(no subject)

Date: 2007-11-22 09:32 am (UTC)
From: [identity profile] katamphigorical.livejournal.com
I stopped tracking my personal progress when it became apparent that the metamorphosis from being a scared rabbit of a girl to a jaded young woman was complete. So it's been a couple of years since bothering to take notice of how i've changed.

I can say with a straight face that there's been a lot of growing up involved. But there's still quite a bit more to go through.

(no subject)

Date: 2007-11-22 11:34 am (UTC)
From: [identity profile] alainn-mactire.livejournal.com
Polygamous to Monogamous, Pagan to fairly conservative Christian, red hair to my natural brown/black, deceptively well to very sick, scared and small to curvy, determined and gaining confidence.

And I admitted to liking Cliff Richard's music.
And my crush object changed from James Spader (pure sex on legs) to Stephen Fry (witty intelligence and a warm face).

(And I found my first grey hairs *meep*)

Yup, whole lot of changes.

(no subject)

Date: 2007-11-22 11:46 am (UTC)
From: [identity profile] amante-donne.livejournal.com
It has been a bad year for me, depression of varying degree's and other problems both real and imagined. dont really want to think about ho it has changed me, i might not like what i find.

(no subject)

Date: 2007-11-22 12:19 pm (UTC)
From: [identity profile] saare-snowqueen.livejournal.com
The real change has been in the last 6 months since I stopped my regular teaching job. I didn't realise until I was out of that political snake-pit how much the poisonous atmosphere was affecting my health and behaviour. I'm a lot calmer now - my blood pressure is down and I am able to speak up for the things I need and care about without getting into a complete dizzy first.

(no subject)

Date: 2007-11-22 12:54 pm (UTC)
From: [identity profile] beatzz.livejournal.com
I lost a pair of best friends, got a new one (who left me later on), rekindled a friendship (one that is my best now), and starting seeing more and more of the good and bad of people...

In short, I grew out of being a wide-eyed naive kid. I grew up and learned about what was wrong with me and other people. I learned how to cope with change in myself and others; alongside that, I came to terms with the inability that I and the rest of the world have in terms of change.

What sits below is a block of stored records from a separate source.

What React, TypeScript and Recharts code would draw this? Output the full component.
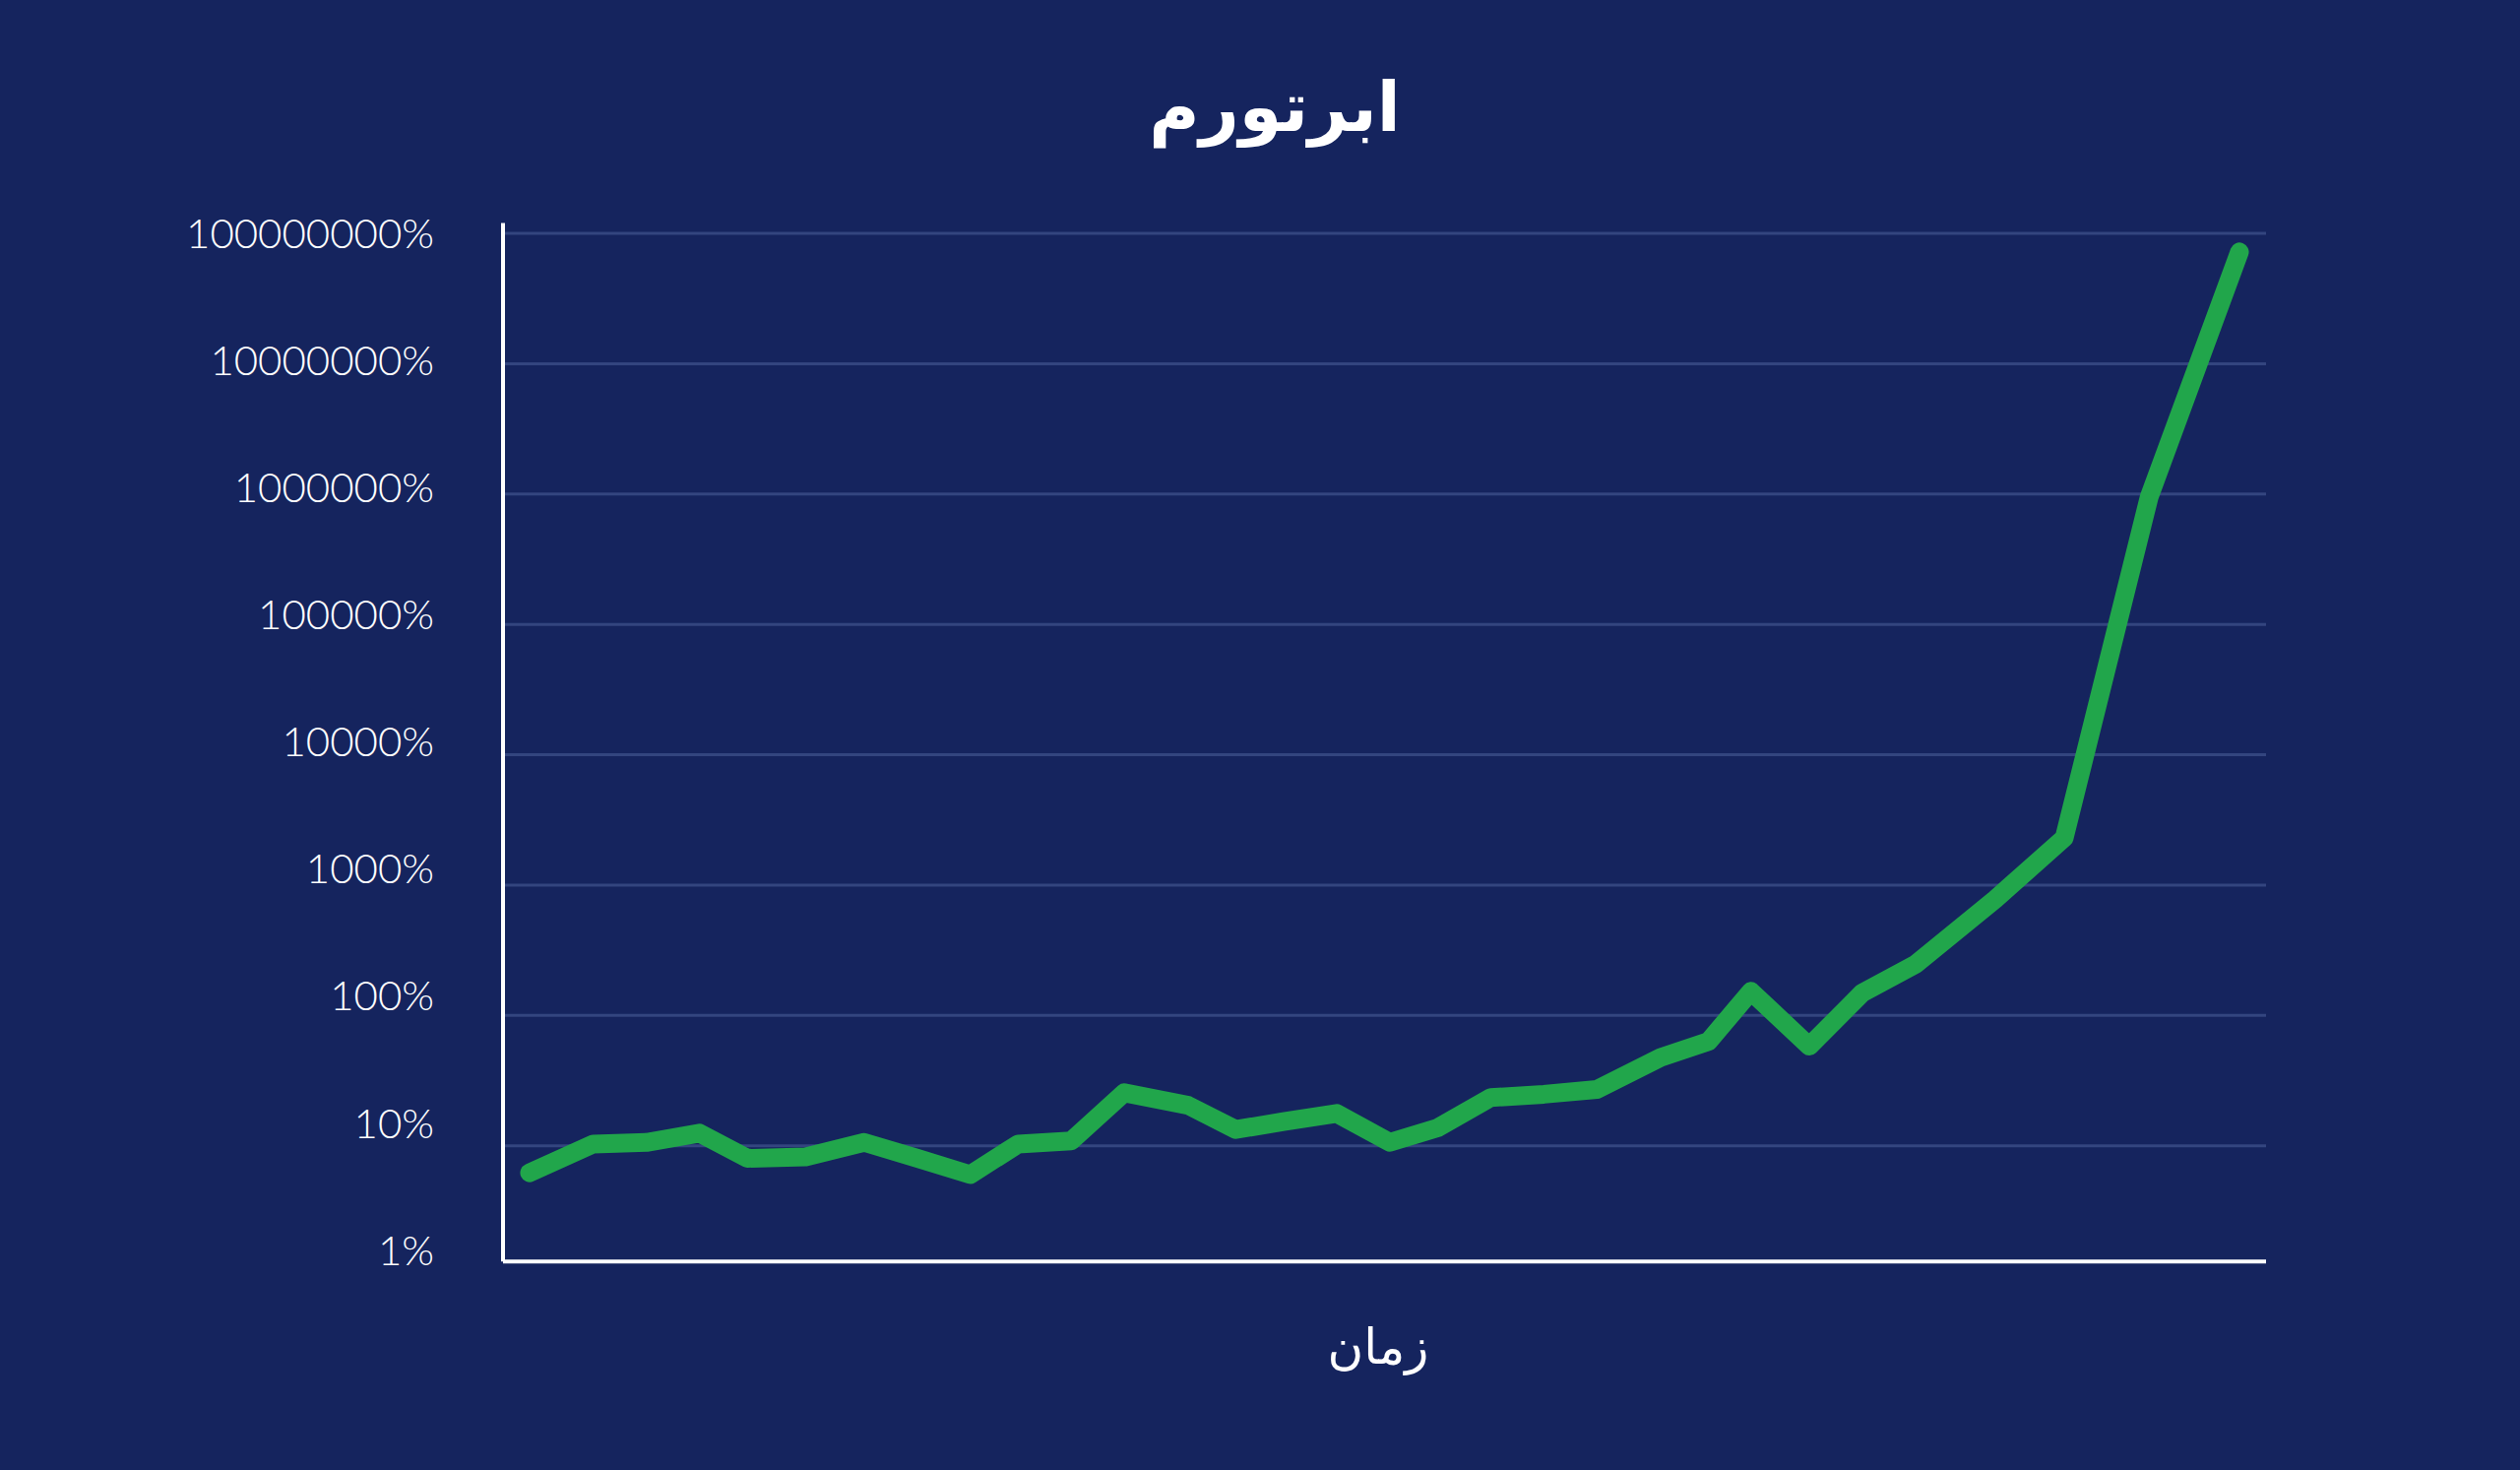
import { LineChart, Line, XAxis, YAxis, ReferenceLine } from 'recharts'

const timeSteps = [
  0, 1.2, 2.2, 3.2, 4.1, 5.2, 6.3, 7.3, 8.3, 9.2, 10.2, 11.2, 12.4, 13.3, 14.2, 15.2,
  16.2, 17.1, 18.1, 19.1, 20.1, 21.3, 22.2, 23.0, 24.1, 25.1, 26.1, 27.6, 28.9, 30.5, 32.2,
]

// inflation rate in percent
const inflationPct = [
  6.2, 10.3, 10.6, 12.5, 8.0, 8.2, 10.6, 8.0, 6.0, 10.3, 10.9, 25.5, 20.4, 13.3, 15.3, 17.7,
  10.6, 13.7, 23.4, 24.8, 27, 47.6, 63, 153, 58, 149, 247, 777, 2300, 950000, 72000000,
]

const yTicks = [1, 10, 100, 1000, 10000, 100000, 1000000, 10000000, 100000000]
const gridValues = yTicks.slice(1)

// the drawn axes: baseline sits a little above 1%, the vertical axis pokes above the top grid
const xDomain = [-0.5, 32.7]
const axisBaseValue = 1.29
const axisTopValue = 1.2e8

const title = 'ابرتورم'
const xLabel = 'زمان'

const data = timeSteps.map((t, i) => ({ t, value: inflationPct[i] }))

function YTick(props: any) {
  const { x, y, payload } = props
  const v = payload.value as number
  // labels drift slightly upward relative to their grid lines towards the bottom
  const drift = -(8 - Math.log10(v)) * 3.3
  return (
    <text
      x={x}
      y={y}
      dy={15 + drift}
      textAnchor="end"
      fill="#ffffff"
      fontSize={42}
      fontFamily="Lato"
      fontWeight={300}
    >
      {`${v}%`}
    </text>
  )
}

export default function App() {
  return (
    <div
      style={{
        position: 'absolute',
        left: 0,
        top: 0,
        width: 2560,
        height: 1493,
        overflow: 'hidden',
        background: '#15245e',
      }}
    >
      <div
        style={{
          position: 'absolute',
          left: 0,
          width: 2590,
          top: 74,
          textAlign: 'center',
          fontFamily: '"DejaVu Sans"',
          fontWeight: 'bold',
          fontSize: 70,
          lineHeight: 1,
          color: '#ffffff',
          direction: 'rtl',
        }}
      >
        {title}
      </div>

      <LineChart
        width={2560}
        height={1493}
        data={data}
        margin={{ top: 237, right: 258, bottom: 197, left: 0 }}
      >
        <XAxis dataKey="t" type="number" domain={xDomain} hide />
        <YAxis
          scale="log"
          domain={[1, 100000000]}
          ticks={yTicks}
          allowDataOverflow
          width={511}
          tickLine={false}
          tickSize={0}
          tickMargin={70}
          axisLine={false}
          tick={<YTick />}
        />
        {gridValues.map((v) => (
          <ReferenceLine key={v} y={v} stroke="#33457f" strokeWidth={3} />
        ))}
        <ReferenceLine y={axisBaseValue} stroke="#ffffff" strokeWidth={4} />
        <ReferenceLine
          segment={[
            { x: xDomain[0], y: axisBaseValue },
            { x: xDomain[0], y: axisTopValue },
          ]}
          ifOverflow="visible"
          stroke="#ffffff"
          strokeWidth={4}
        />
        <Line
          type="linear"
          dataKey="value"
          stroke="#21a64b"
          strokeWidth={19}
          strokeLinecap="round"
          strokeLinejoin="round"
          dot={false}
          activeDot={false}
          isAnimationActive={false}
        />
      </LineChart>

      <div
        style={{
          position: 'absolute',
          left: 1300,
          width: 200,
          top: 1343,
          textAlign: 'center',
          fontFamily: '"DejaVu Sans"',
          fontSize: 50,
          lineHeight: 1,
          color: '#ffffff',
          direction: 'rtl',
        }}
      >
        {xLabel}
      </div>
    </div>
  )
}
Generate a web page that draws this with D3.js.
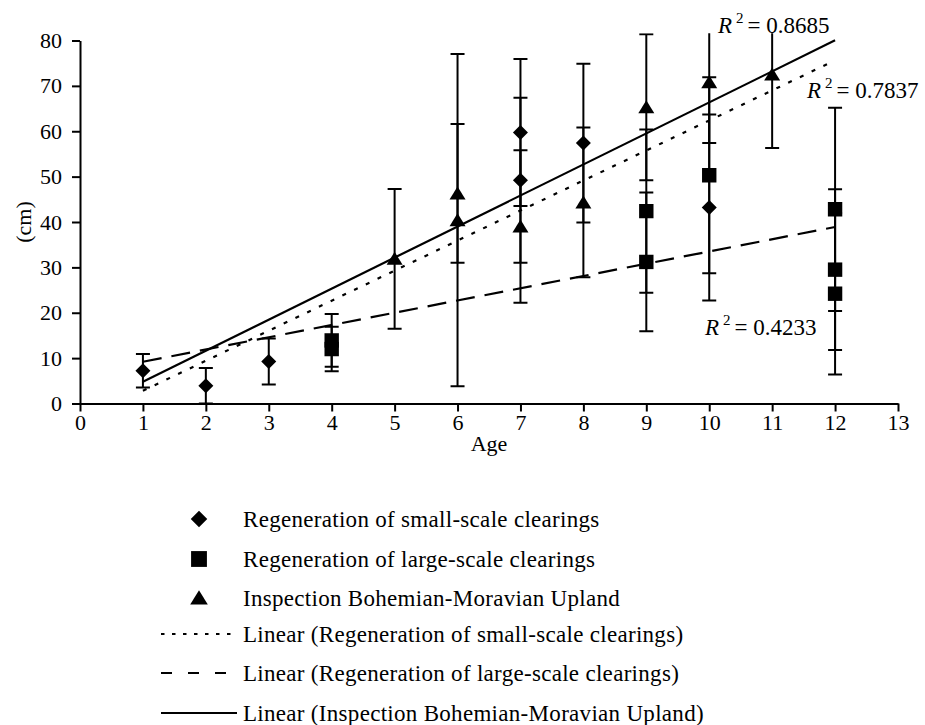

So yeah, I changed like this: I GREW (not taller but yeah...).

(no subject)

Date: 2007-11-22 01:06 pm (UTC)
From: [identity profile] smwright.livejournal.com
Well, if we push it to a year and just a few months...

New job, new house in a new state. One daughter gone from girlhood to womanhood. Lost another husband (like a set of keys? lol). Further along the yogi path. New friends. New outlook on life, mostly positive. It's all good.

With the practical changes above, I think I have changed internally most by becoming the me I was supposed to be all along. It's very pleasant.

(no subject)

Date: 2007-11-22 02:13 pm (UTC)

(no subject)

Date: 2007-11-22 02:39 pm (UTC)
From: [identity profile] photodiva02.livejournal.com
I think I have become more honest and more true to myself. Before the whole DUI incident, I never wanted to cause waves if something didn't make me happy. I'd smile and say, "That's okay" when it clearly wasn't, because I wanted to keep the peace. Now, I can be brutally honest.

(no subject)

Date: 2007-11-22 03:28 pm (UTC)
From: [identity profile] chiropteraclan.livejournal.com
Some of that remains to be seen I think.

(no subject)

Date: 2007-11-22 04:21 pm (UTC)
From: [identity profile] dolorinterno.livejournal.com
yeah. i'm gay now. who woulda thunk it!?! not i. NOT I!

(no subject)

Date: 2007-11-23 12:19 am (UTC)
From: [identity profile] mysticpickle.livejournal.com
Just like everyone else. With clean clothes and one foot in one pant leg at a time.... HAHAHA!!

I actuality I've changed a lot! Suffering the trauma I did made a lot of this seam bigger and others seem smaller. It made me different. Good and Bad.

(no subject)

Date: 2007-11-23 02:18 am (UTC)
From: [identity profile] donnickcottage.livejournal.com
I've mellowed considerably. But then I'm a year away from cancer and moving and all that crap, so it's no wonder I suppose:)
Edited Date: 2007-11-23 02:18 am (UTC)

(no subject)

Date: 2007-11-23 03:52 am (UTC)
From: [identity profile] suburbiadaze.livejournal.com
i think my remainign desires to have flings has finally stopped. it took years of reconditioning but it can be done people. monogomy is just a habit afterall.